Your domicile (Voting Address) is not a “choice” 
Your domicile is determined by law. You cannot choose to vote in a different state based on its favorable tax policy, nor can you choose a state based on the perception that it is “in play”—ie. that the election in that state is remarkably close and your vote might determine the outcome.

For further assistance in determining your domicile, please see Law Review 24007 for an in-depth discussion with examples.

Tax implications of your domicile
The Reserve Officers Association recommends that you see Law Review articles for further information regarding the domicile of active-duty service members and how that determination affects your tax obligations to the state where you physically reside. If you are uncertain about your domicile, make an appointment to meet with a military legal assistance attorney, and bring a copy of corresponding Law Review with you.
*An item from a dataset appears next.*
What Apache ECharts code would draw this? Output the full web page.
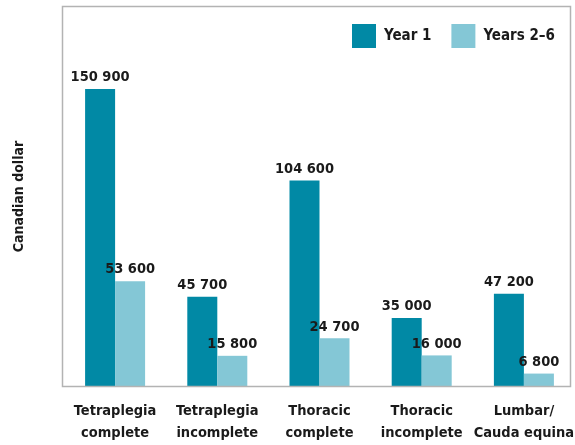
<!DOCTYPE html>
<html>
<head>
<meta charset="utf-8">
<script src="https://cdn.jsdelivr.net/npm/echarts@6/dist/echarts.min.js"></script>
<style>
  html, body { margin: 0; padding: 0; background: #fff; }
  #chart { width: 575px; height: 445px; }
</style>
</head>
<body>
<div id="chart"></div>
<script>
  var categories = ['Tetraplegia\ncomplete', 'Tetraplegia\nincomplete', 'Thoracic\ncomplete', 'Thoracic\nincomplete', 'Lumbar/\nCauda equina']
  var year1 = [150900, 45700, 104600, 35000, 47200]
  var years2to6 = [53600, 15800, 24700, 16000, 6800]

  var font = '"DejaVu Sans Condensed", Roboto, sans-serif'

  function fmt(p) {
    return String(p.value).replace(/\B(?=(\d{3})+(?!\d))/g, ' ')
  }

  var chart = echarts.init(document.getElementById('chart'))
  chart.setOption({
    animation: false,
    textStyle: { fontFamily: font },
    graphic: [{
      type: 'rect',
      shape: { x: 62.5, y: 6.5, width: 508, height: 380 },
      style: { fill: 'none', stroke: '#b3b3b3', lineWidth: 1.5 },
      z: 10
    }],
    legend: {
      top: 24,
      left: 352,
      padding: 0,
      itemWidth: 24,
      itemHeight: 24,
      itemGap: 20,
      icon: 'rect',
      textStyle: { fontFamily: font, fontWeight: 'bold', fontSize: 15, color: '#1a1a1a', padding: [0, 0, 0, 3] },
      data: ['Year 1', 'Years 2–6']
    },
    grid: { left: 64, right: 0, top: 6, bottom: 58, outerBoundsMode: 'none' },
    xAxis: {
      type: 'category',
      data: categories,
      axisLine: { show: false },
      axisTick: { show: false },
      axisLabel: {
        interval: 0,
        margin: 13,
        fontFamily: font,
        fontWeight: 'bold',
        fontSize: 14.5,
        lineHeight: 22,
        color: '#1a1a1a'
      }
    },
    yAxis: {
      type: 'value',
      min: 0,
      max: 193000,
      name: 'Canadian dollar',
      nameLocation: 'middle',
      nameGap: 38,
      nameTextStyle: { fontFamily: font, fontWeight: 'bold', fontSize: 14, color: '#1a1a1a' },
      axisLine: { show: false },
      axisTick: { show: false },
      axisLabel: { show: false },
      splitLine: { show: false }
    },
    series: [{
      name: 'Year 1',
      type: 'bar',
      data: year1,
      barWidth: 30,
      barGap: '0%',
      itemStyle: { color: '#0189a5' },
      label: {
        show: true, position: 'top', distance: 4, formatter: fmt,
        fontFamily: font, fontWeight: 'bold', fontSize: 14.5, color: '#1a1a1a'
      }
    }, {
      name: 'Years 2–6',
      type: 'bar',
      data: years2to6,
      barWidth: 30,
      barGap: '0%',
      itemStyle: { color: '#84c7d6' },
      label: {
        show: true, position: 'top', distance: 4, formatter: fmt,
        fontFamily: font, fontWeight: 'bold', fontSize: 14.5, color: '#1a1a1a'
      }
    }]
  })
</script>
</body>
</html>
How to vote -  steps involved in the military absentee voting process
Please see our step-by-step guide how to vote by absentee ballot under the protections of UOCAVA.

U.S. Vote Foundation is a nonpartisan, non-governmental, nonprofit public charity. The foundation welcomes uniformed services members, their spouses and dependents to use their full range of voter services. Please consult the Overseas Voting Tools and Services page listing. Note that the overseas and military voting process are essentially the same. References to “overseas voting” include absent military voters by default.

U.S. Vote Foundation's voter services will help you register and request your absentee ballot, find election dates and deadlines, election office contact information, and get answers to your questions about voting.

Voting for state and local offices
Military voters stationed in their voting jurisdiction have the right to vote in elections at all levels—local, state, and federal.

Military voters stationed away from their voting jurisdiction have the right to vote by absentee ballot for federal office candidates in U.S. primary and general elections.

Many states also extend full ballots, including state and local office candidates and referendums, to military voters who vote under UOCAVA.


[1] The eight uniformed services include the armed forces (the Army, Navy, Marine Corps, Air Force, Coast Guard, and the newly created Space Force) as well as the commissioned corps of the Public Health Service and the commissioned corps of the National Oceanic and Atmospheric Administration. See 10 U.S.C. §§ 101(a)(4) and 101(a)(5).